Supplementary texts (not required):
Two other books that cover the same material from different viewpoints are:
Course work: There will be weekly problem sets handed out Wednesdays
and due in a week later in class. The problem sets will also be available
for download from this web site no later than the morning on which they are
handed out. The first problem set will be handed out on Wednesday, January
10. There will be two mid-terms and a final. The final will take place on
Wednesday, April 25 from 10:30am to 12:30pm in 4404 Randall (the usual
classroom). Grade for the course will be 40% on the problem sets, 25% on
the two mid-terms combined, and 35% on the final. The exams will be
open-book, meaning you may bring the course pack to them – you cannot
use your own written notes or solution sets to coursework.
Problem sets:
Handouts:
Summary sheet of equations for the final exam
Syllabus:
Click here for a printable version.
- Adkins 1.5 and 2.1-2.6: Introduction to classical
thermodynamics. Intensive and extensive thermodynamic variables, conjugate
pairs. The zeroth law of thermodynamics, the derivation and definition of
temperature.
- Adkins 1.9: Mathematical preliminaries, partial
derivatives, the chain rule, the reciprocal and reciprocity theorems.

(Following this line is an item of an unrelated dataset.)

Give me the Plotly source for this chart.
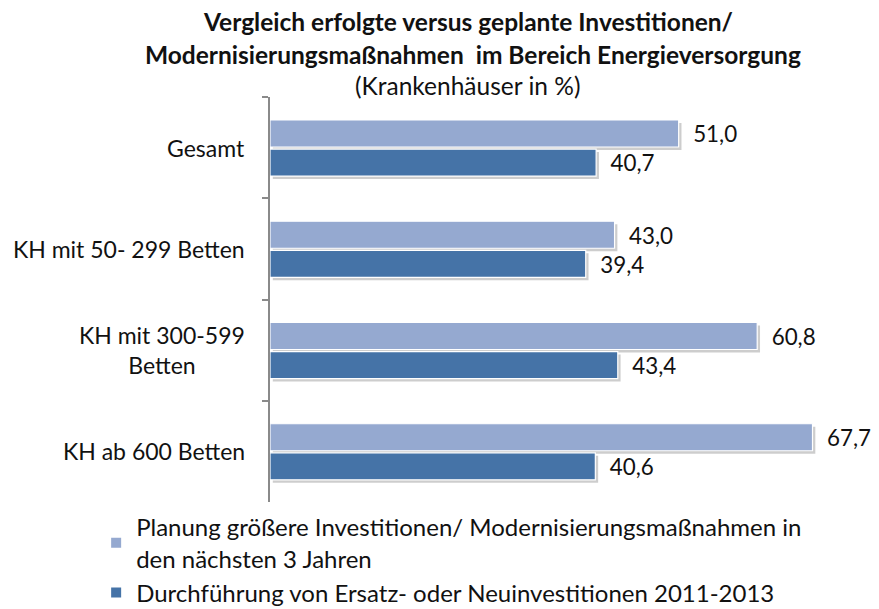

- Adkins 3.1-3.7 (excluding 3.5.3): The first law of
thermodynamics, conservation of energy, heat and work, work done by
pressure, surface tension, in a magnetic field. Heat capacity and
enthalpy.
- Adkins 4.1-4.3, 4.5, 4.6, 4.8: The second law,
Clausius' statement, heat engines, the Carnot engine, irreversibility of
heat flow. Carnot's Theorem, the definition of thermodynamic temperature,
refrigerators and heat pumps.
- Adkins 5.1-5.6.1: Clausius' Theorem, derivation of
entropy, law of increase of entropy. Entropy form of the first law,
degradation of energy, heat capacities, free energy,
free expansion of a gas.
- Adkins 7.1-7.3: Thermodynamic potential functions,
internal energy, enthalpy, Helmholtz and Gibbs free energies. Lagrange
transforms. Maxwell relations.
- Adkins 8.1-8.4, 8.6: Applications of
thermodynamics. Calculation of heat capacities, ratios, differences.
Adiabatic expansion of the perfect gas. Elastic rods, springs, and
filaments. Surface tension. Magnetic cooling.

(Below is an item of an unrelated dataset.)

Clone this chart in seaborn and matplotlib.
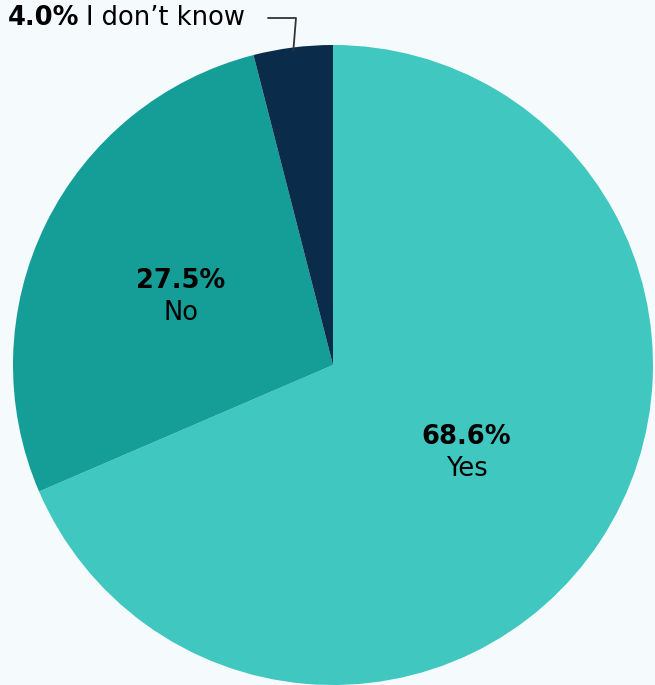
import numpy as np
import matplotlib.pyplot as plt
import seaborn as sns

categories = ["Yes", "No", "I don\u2019t know"]
shares = [68.6, 27.5, 4.0]
colors = ["#40c7c0", "#159e97", "#0b2b4b"]

sns.set_theme(style="white")
plt.rcParams['font.family'] = ['DejaVu Sans']

bg = "#f5fafd"
fig = plt.figure(figsize=(6.55, 6.85), dpi=100, facecolor=bg)
W, H = 655, 685
cx, cy, r = 333, 685 - 365, 320
ax = fig.add_axes([(cx - r) / W, (cy - r) / H, 2 * r / W, 2 * r / H])
ax.set_facecolor(bg)

wedges, _ = ax.pie(shares, colors=colors, startangle=90, counterclock=False,
                   radius=1.0, wedgeprops=dict(linewidth=0))
ax.set_xlim(-1, 1)
ax.set_ylim(-1, 1)
ax.set_aspect('equal')
ax.axis('off')

fs = 18.5
# inside labels for the two large slices
for w, cat, val, dist, dy in zip(wedges[:2], categories[:2], shares[:2],
                                 [0.5, 0.53], [0.0, -0.022]):
    ang = np.deg2rad((w.theta1 + w.theta2) / 2)
    x, y = dist * np.cos(ang), dist * np.sin(ang) + dy
    ax.text(x, y + 0.05, f"{val:.1f}%", ha='center', va='center',
            fontsize=fs, fontweight='bold', color='black')
    ax.text(x, y - 0.05, cat, ha='center', va='center', fontsize=fs, color='black')

# small slice: outside label with leader line
w = wedges[2]
ang = np.deg2rad((w.theta1 + w.theta2) / 2)
px, py = np.cos(ang), np.sin(ang)
lab_y = (685 - 18 - cy) / r
t1 = fig.text(8 / W, 1 - 18 / H, f"{shares[2]:.1f}%", ha='left', va='center',
              fontsize=fs, fontweight='bold', color='black')
fig.canvas.draw()
ext = t1.get_window_extent()
fig.text((ext.x1 + 7) / W, 1 - 18 / H, categories[2], ha='left', va='center',
         fontsize=fs, color='black')
ax.plot([(268 - cx) / r, (296 - cx) / r, px * 0.99], [lab_y, lab_y, py * 0.99],
        color='#333333', lw=1.3, clip_on=False)

fig.savefig("out.png", dpi=100, facecolor=bg)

- Kittel and Kroemer, Ch. 1: Counting quantum states, simple
binary models, spin models, binary alloys. Spin excess, multiplicity,
width of the distribution, multiplicity as a function of energy.
- Kittel and Kroemer, Ch. 2: Fundamental assumption of the
microcanonical ensemble, many-systems view, the ergodic hypothesis.
Systems in equilibrium, the derivation of temperature and entropy,
Boltzmann's constant. Properties of entropy, the law of increase of
entropy (again), maximization of entropy at equilibrium.
- Kittel and Kroemer, Ch. 3, part 1: Derivation of the Boltzmann
distribution and the partition function. Entropy of the Boltzmann
distribution, Gibbs-Shannon formula for the entropy, Helmholtz free energy.
Minimization of the free energy.
- Kittel and Kroemer, Ch. 3, part 2: A particle in a box, many
particles in a box, the perfect gas. Entropy of a perfect gas, the Gibbs
correction, derivation of the equation of state. Sterling's approximation,
the Sackur-Tetrode equation, entropy of mixing.
- Kittel and Kroemer, Ch. 4: The Planck distribution, black-body
radiation and the Stefan-Boltzmann law. Color of thermal radiation.
Phonon spectra, the Debye theory of the phonon specific heat.
- Kittel and Kroemer, Ch. 5: Gases with varying numbers of
particles, chemical potential, generalization of the first law, chemical
potential of the perfect gas, barometric pressure. The Gibbs
distribution, the grand partition function, the grand potential.
- Kittel and Kroemer, Ch. 6: Quantum gases 1, the Fermi-Dirac
distribution, the Bose-Einstein distribution, the classical limit, chemical
potential, energy, pressure, and the ideal gas again.
- Kittel and Kroemer, Ch. 7: Quantum gases 2, the quantum limit.
Fermi gases, electron gases, electronic heat capacity, astrophysical
examples. Bose gases, Bose-Einstein condensation, liquid helium,
superfluidity.
- Advanced topics (time permitting): Phase transitions,
ferromagnetism, Landau theory; semiconductors, donors and acceptors, p-n
junctions; spin models, Ising model, percolation; computer simulation
methods, Monte Carlo methods; information theory.